If property prices keep on rising, these mortgages are a clever way of getting onto the housing ladder and watching your new home shoot up in value.
But experts warn property prices have been rising for 11 years and are not guaranteed to keep on going up.
If they are forced to sell their home, they will be left homeless and owing a huge amount of money to a bank or building society.
They are not just popular with first-time buyers, but also divorcees in their 40s who have left the family home and have no savings to buy a new property.
Andrew Hagger from the research firm Moneyfacts said: "I think people who are choosing these types of mortgages are taking on dangerous levels of debt.
"I would not recommend anyone to take one out because it is a very high risk strategy.
"How long are they going to have to wait before the value of their home catches up with the size of their mortgage?"
The new deal will compete with the popular 'Together' mortgage from rival mortgage giant, Northern Rock, launched in 1999.
It allows people to borrow up to 125 per cent of the value of their home, which is a mixture of a mortgage secured on the home and an unsecured loan of up to £30,000.
The average first-time buyer pays about £152,000 to buy a home, according to the latest Government figures.
With a 125 per cent mortgage, this would mean they would borrow about £190,000 from the bank. If they took out a fixed mortgage at five per cent, their monthly repayments would be more than £1,100.
It would take about two years before they were no longer in a negative equity situation, assuming house prices rise at an inflation-busting 11.5 per cent a year.
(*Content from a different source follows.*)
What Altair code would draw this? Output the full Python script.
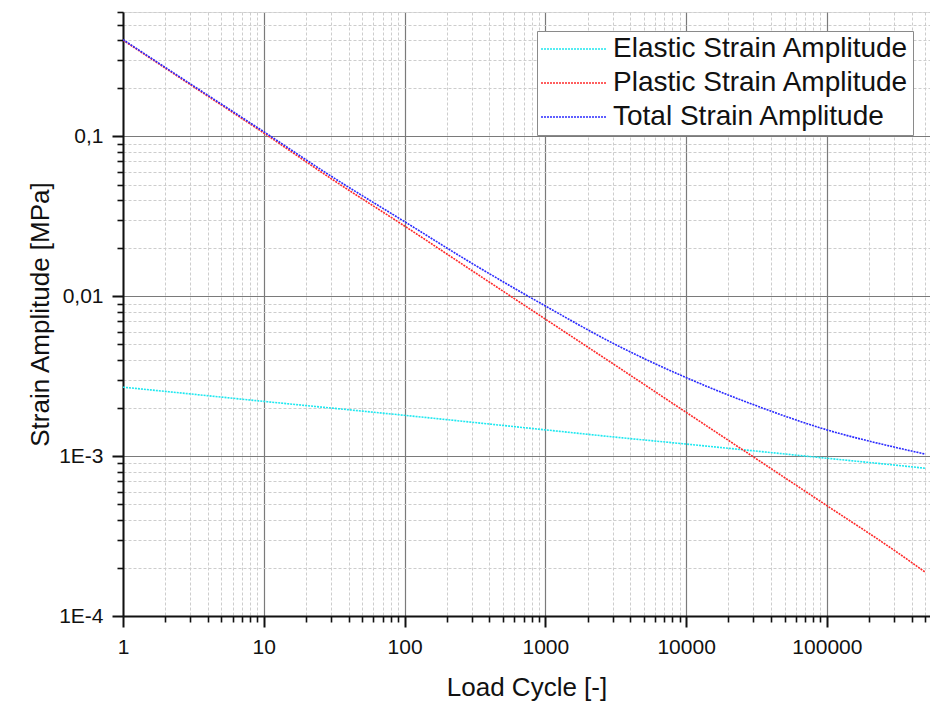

Although this is the average annual rise over the last decade, it has been an extraordinary period and one that is unlikely to be repeated.
It comes as Abbey last week started lending mortgage worth five times a person's salary, a huge jump from the traditional three times.
If you are earning £60,000, or a couple earns £30,000 each, this means you could borrow a massive £300,000 mortgage.
For low risk customers with a good credit history, the banking giant said it is even prepared to stretch to seven times their salary.